[SOURCE DATA]:
------------------------
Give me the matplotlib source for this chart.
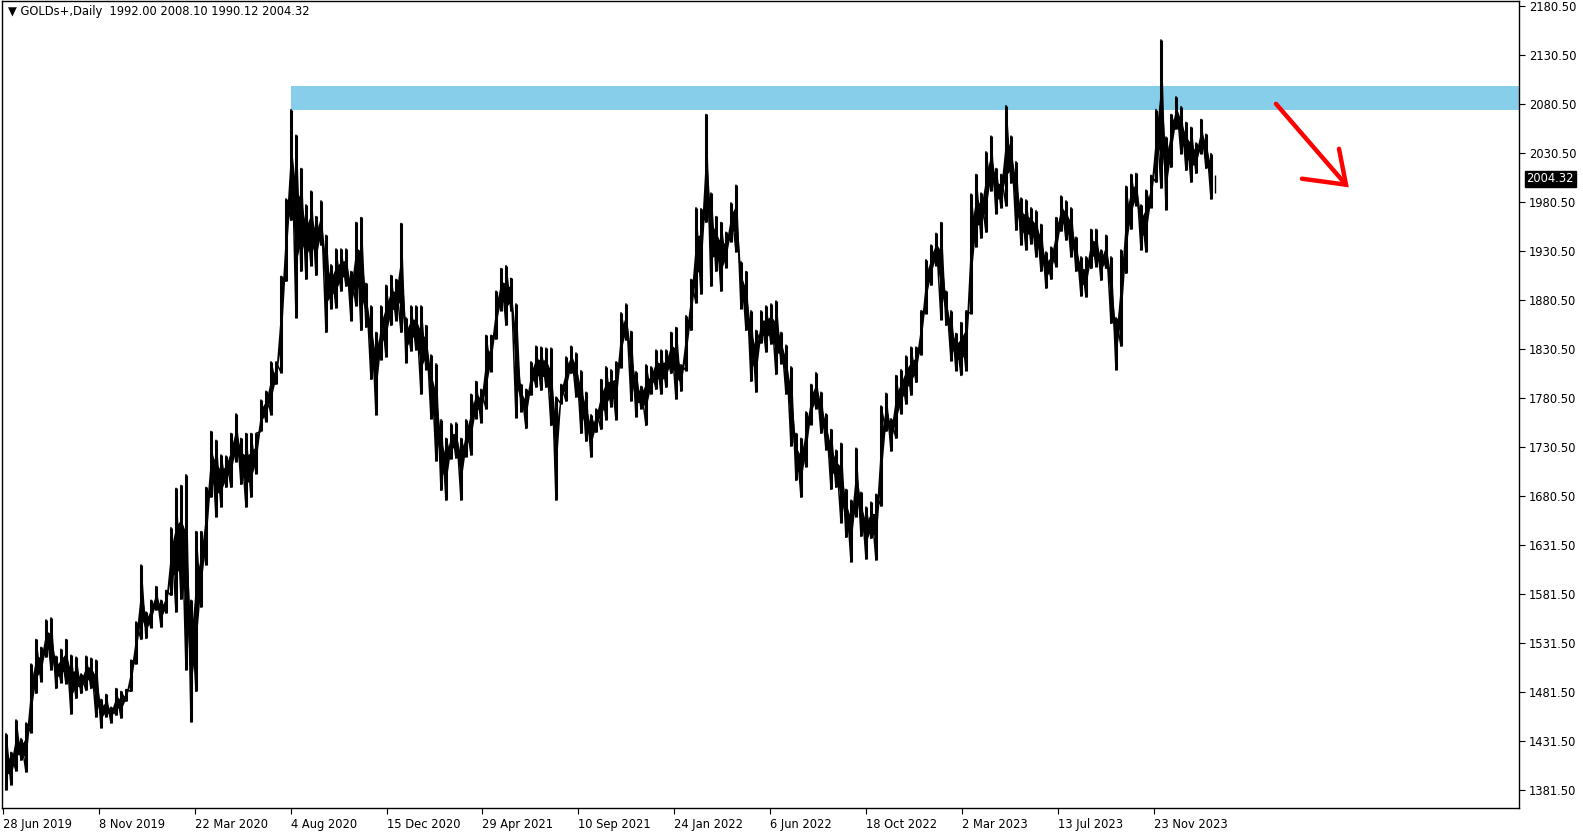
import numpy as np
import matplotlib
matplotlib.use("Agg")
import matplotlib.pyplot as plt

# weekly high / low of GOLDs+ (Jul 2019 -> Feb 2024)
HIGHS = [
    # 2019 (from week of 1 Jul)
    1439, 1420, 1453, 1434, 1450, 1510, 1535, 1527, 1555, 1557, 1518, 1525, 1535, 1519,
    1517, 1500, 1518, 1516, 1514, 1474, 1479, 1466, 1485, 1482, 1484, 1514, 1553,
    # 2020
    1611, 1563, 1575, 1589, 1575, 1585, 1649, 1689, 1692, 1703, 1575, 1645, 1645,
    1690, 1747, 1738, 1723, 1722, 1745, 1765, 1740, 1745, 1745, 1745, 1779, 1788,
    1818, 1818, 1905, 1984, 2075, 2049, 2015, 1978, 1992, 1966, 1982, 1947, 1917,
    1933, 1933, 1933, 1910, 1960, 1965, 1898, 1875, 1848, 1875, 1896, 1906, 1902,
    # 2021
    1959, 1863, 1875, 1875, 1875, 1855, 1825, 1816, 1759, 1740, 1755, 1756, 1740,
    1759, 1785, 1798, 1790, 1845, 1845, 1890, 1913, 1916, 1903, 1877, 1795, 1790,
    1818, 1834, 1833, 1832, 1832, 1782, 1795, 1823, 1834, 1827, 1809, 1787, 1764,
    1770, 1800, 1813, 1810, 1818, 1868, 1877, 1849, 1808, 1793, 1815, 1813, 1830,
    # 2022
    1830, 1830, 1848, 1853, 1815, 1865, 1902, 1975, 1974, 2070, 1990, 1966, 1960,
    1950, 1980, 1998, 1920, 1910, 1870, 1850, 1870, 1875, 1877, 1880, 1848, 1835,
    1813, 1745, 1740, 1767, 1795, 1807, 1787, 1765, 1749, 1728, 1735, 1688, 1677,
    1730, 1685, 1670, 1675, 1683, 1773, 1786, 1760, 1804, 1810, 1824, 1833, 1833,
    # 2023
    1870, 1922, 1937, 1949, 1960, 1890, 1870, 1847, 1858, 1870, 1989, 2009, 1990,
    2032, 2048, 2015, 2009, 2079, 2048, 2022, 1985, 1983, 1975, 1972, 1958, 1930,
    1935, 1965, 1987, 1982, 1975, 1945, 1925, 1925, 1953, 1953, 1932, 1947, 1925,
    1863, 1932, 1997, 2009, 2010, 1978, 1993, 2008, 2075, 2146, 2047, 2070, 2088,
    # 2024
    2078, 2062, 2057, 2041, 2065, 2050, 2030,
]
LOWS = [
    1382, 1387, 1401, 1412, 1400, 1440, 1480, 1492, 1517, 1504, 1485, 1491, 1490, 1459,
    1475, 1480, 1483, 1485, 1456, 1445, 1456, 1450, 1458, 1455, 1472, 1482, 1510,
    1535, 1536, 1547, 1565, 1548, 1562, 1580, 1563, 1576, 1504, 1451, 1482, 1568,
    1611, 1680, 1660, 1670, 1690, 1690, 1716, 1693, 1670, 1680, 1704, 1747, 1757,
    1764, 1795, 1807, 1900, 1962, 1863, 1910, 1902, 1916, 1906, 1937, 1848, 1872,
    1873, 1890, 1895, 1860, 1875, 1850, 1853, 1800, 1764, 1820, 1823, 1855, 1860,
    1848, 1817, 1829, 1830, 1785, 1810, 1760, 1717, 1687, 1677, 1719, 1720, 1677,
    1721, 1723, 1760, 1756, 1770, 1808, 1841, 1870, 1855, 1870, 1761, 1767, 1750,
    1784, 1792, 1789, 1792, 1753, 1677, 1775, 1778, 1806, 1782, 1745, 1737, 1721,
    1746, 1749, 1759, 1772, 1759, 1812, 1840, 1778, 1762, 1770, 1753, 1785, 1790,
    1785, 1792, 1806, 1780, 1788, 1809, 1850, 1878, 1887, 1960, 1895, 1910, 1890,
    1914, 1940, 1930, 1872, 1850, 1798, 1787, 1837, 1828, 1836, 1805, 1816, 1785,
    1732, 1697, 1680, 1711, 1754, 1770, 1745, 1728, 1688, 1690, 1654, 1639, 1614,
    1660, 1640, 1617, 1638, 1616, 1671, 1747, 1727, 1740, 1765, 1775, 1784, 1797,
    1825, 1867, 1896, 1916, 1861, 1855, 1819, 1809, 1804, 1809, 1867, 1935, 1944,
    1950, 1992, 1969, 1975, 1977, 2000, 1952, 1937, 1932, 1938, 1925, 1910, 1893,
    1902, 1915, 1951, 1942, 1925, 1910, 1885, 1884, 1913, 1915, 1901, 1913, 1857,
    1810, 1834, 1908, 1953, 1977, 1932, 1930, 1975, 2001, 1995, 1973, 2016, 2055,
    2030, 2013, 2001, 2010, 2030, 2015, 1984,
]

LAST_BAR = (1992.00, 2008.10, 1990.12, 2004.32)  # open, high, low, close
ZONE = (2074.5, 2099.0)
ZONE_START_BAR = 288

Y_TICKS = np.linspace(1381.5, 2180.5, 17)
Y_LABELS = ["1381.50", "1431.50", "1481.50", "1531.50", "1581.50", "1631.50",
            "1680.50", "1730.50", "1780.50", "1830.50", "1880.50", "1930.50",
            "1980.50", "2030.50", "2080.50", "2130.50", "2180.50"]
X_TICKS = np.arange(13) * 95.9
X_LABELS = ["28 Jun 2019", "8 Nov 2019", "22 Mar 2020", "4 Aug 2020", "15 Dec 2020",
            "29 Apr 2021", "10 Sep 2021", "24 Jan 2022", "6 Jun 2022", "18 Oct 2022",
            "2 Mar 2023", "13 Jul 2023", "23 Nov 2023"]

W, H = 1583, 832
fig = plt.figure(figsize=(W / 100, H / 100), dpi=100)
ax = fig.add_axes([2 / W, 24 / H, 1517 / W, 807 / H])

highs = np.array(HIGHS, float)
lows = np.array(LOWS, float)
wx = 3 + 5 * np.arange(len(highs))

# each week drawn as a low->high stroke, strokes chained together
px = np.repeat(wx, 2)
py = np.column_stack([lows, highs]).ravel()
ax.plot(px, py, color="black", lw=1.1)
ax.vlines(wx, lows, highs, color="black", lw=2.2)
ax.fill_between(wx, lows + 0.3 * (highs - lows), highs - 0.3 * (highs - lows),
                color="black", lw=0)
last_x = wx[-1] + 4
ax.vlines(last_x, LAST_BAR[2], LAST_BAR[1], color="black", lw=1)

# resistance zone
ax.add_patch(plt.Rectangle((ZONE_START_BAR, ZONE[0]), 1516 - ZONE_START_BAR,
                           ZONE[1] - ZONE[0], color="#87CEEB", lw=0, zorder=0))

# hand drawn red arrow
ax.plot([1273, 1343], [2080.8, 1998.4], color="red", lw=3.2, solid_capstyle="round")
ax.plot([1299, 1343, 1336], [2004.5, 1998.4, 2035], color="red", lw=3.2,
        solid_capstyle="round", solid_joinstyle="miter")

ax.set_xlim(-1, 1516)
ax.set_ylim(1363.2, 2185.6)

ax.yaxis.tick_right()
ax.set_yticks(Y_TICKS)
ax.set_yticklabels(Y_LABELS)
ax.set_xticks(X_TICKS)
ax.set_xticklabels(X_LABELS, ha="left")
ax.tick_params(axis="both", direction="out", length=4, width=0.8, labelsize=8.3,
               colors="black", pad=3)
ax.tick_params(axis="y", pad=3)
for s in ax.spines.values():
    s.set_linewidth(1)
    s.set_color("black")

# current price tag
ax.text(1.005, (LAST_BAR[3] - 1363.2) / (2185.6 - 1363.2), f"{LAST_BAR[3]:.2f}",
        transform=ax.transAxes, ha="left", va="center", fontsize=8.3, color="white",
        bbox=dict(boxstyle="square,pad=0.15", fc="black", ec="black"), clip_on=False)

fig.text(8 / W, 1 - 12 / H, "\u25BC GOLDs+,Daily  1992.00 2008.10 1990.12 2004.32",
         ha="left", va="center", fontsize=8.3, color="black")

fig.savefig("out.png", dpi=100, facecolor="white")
------------------------
[WORK INSTRUCTIONS]: Without any pictures, reproduce the lines from the first one in the material through the line that has "import matplotlib.pyplot as plt", exactly as they appear.

[CORRECT ANSWER]:
Give me the matplotlib source for this chart.
import numpy as np
import matplotlib
matplotlib.use("Agg")
import matplotlib.pyplot as plt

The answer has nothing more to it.